Refacing Concrete Steps With Brick
A level may be a mason's best friend, but to cover up an unsightly set of concrete steps, an experienced eye takes over.
Synopsis: The author and his partner are asked to cover a set of concrete steps and a pair of wood posts with brick. This article explains the process, including how they overcame problems such as finding risers of uneven height. Two short companion articles detail the brick herringbone pattern they used and the process of turning wood posts into brick columns.
Some masons guard their levels more closely than their wallets. No one, not even their apprentices, is allowed to touch them. Because so much depends on a level, it must be kept pristine and true. A mason’s level should be used only to check alignment of materials and never used to force those materials into place.

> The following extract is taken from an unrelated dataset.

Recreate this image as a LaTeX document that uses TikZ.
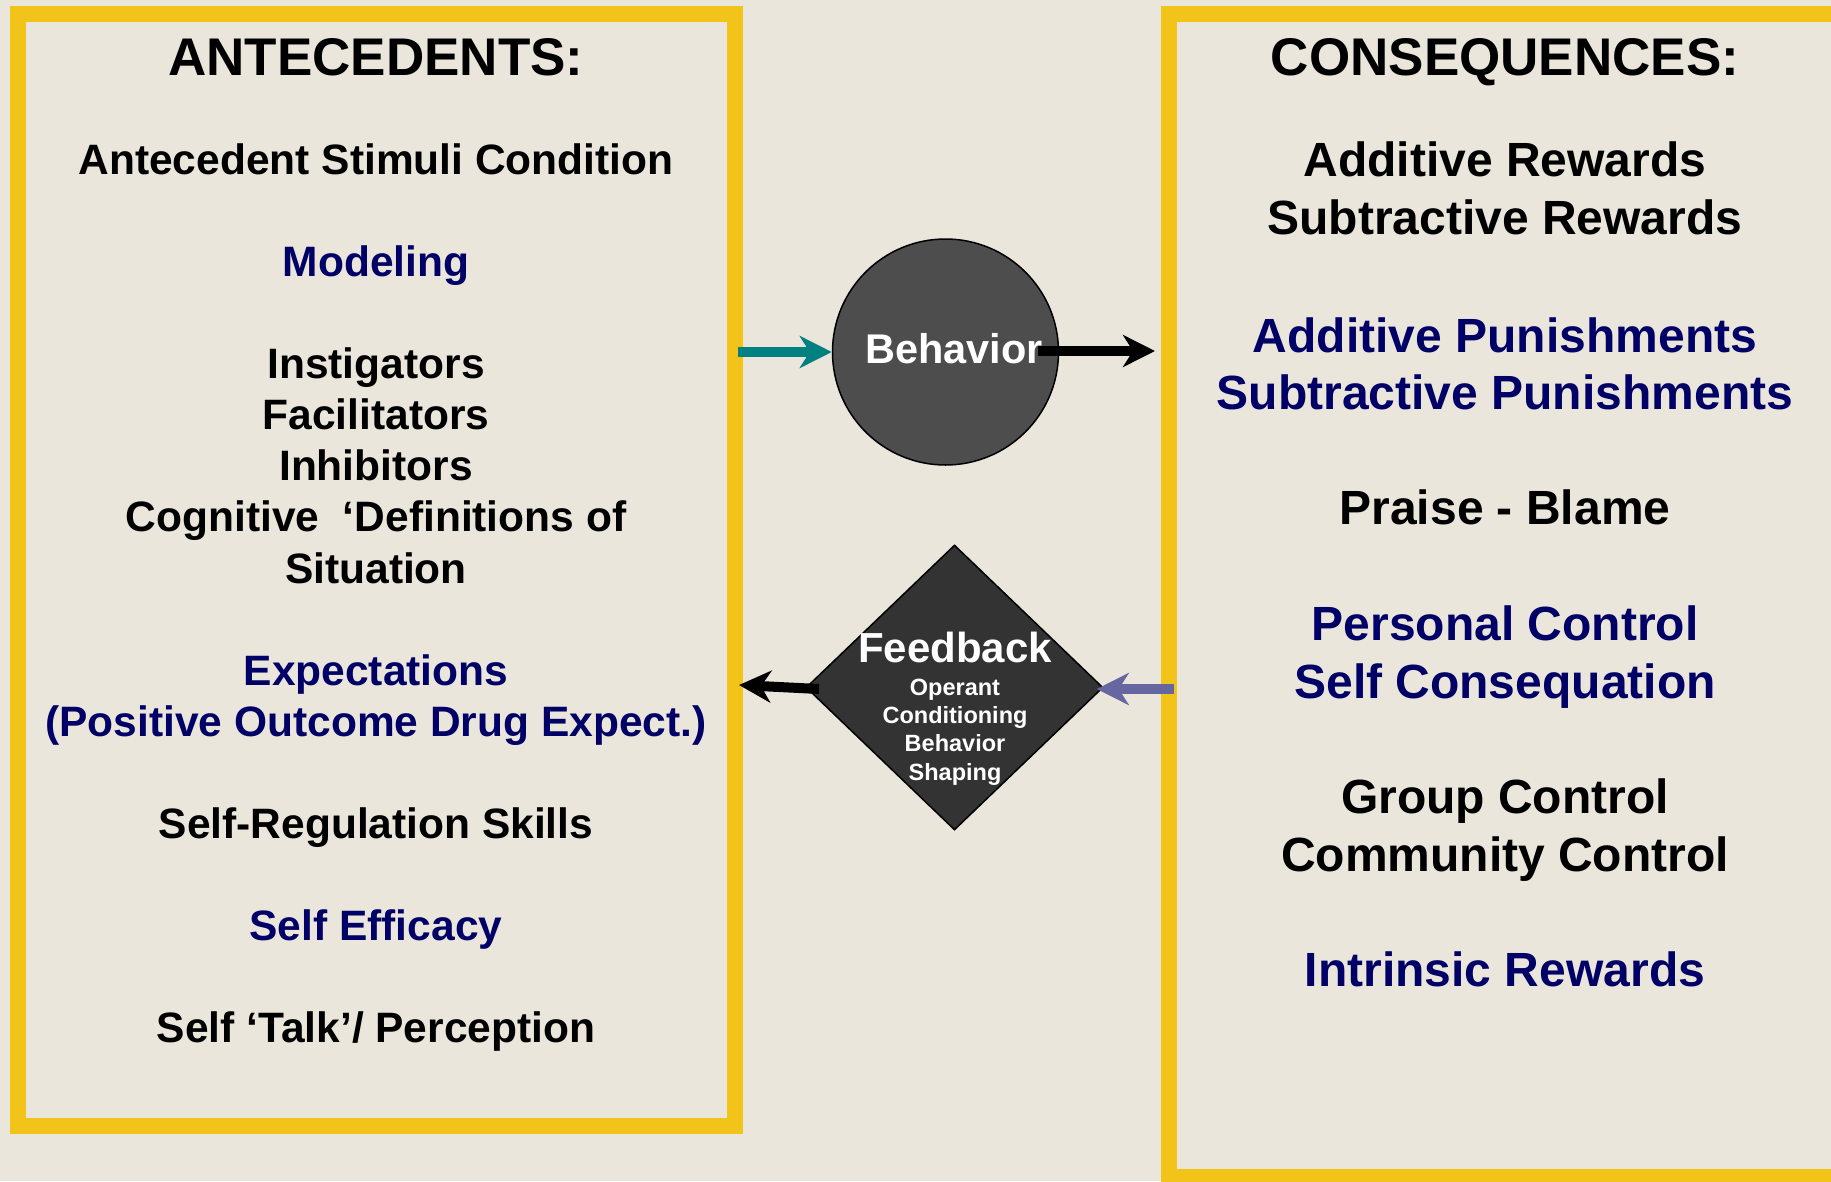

However, there are times when this tool must be set aside, even when setting brick. Because of their uniform shape, you’d think that bricks should always be set level and plumb. But unless you want a helter-skelter appearance, the rule is that bricks should look level and plumb, even if they aren’t.
So many questions, so many bricks
Trying to maintain a level look gets even trickier and more challenging when several intersecting, irregular, sloping surfaces come into play. On this project, my partner and I were asked to set a brick veneer over an existing concrete entryway with a bottom landing and three steps up to a large top landing. At first glance, it seemed simple. After all, a good, solid foundation for the brick was already in place.
But a closer look revealed many complications. First, the risers for the stairs varied from 6 in. to 6 1/2 in. We could compensate for the uneven concrete surfaces with the mortar layer, but the overall size of the slab had been set without considering the finished dimensions of any veneering material. So we needed to make the brick fit the existing dimensions of the concrete. A cut brick inserted into an odd gap could look like a mistake or an afterthought.
To complicate matters further, our clients also asked us to surround 4×4 wooden posts so that the hefty roof over the entry would appear to be supported by substantial brick columns. The idea was good in theory, but the concrete ledge outside the posts was too narrow to support even the width of a brick.
Last, we had to anticipate how the brick would meet the house at both the siding and at the door threshold. All these questions had to be answered before we set the first brick.
Sides are veneered first
All surfaces exposed to the weather should be sloped at least 1/4 in. per ft. for drainage. Luckily, the surfaces of the concrete landings on this job were sloped slightly more than that, so the bricks placed on top of the landings could maintain that slope.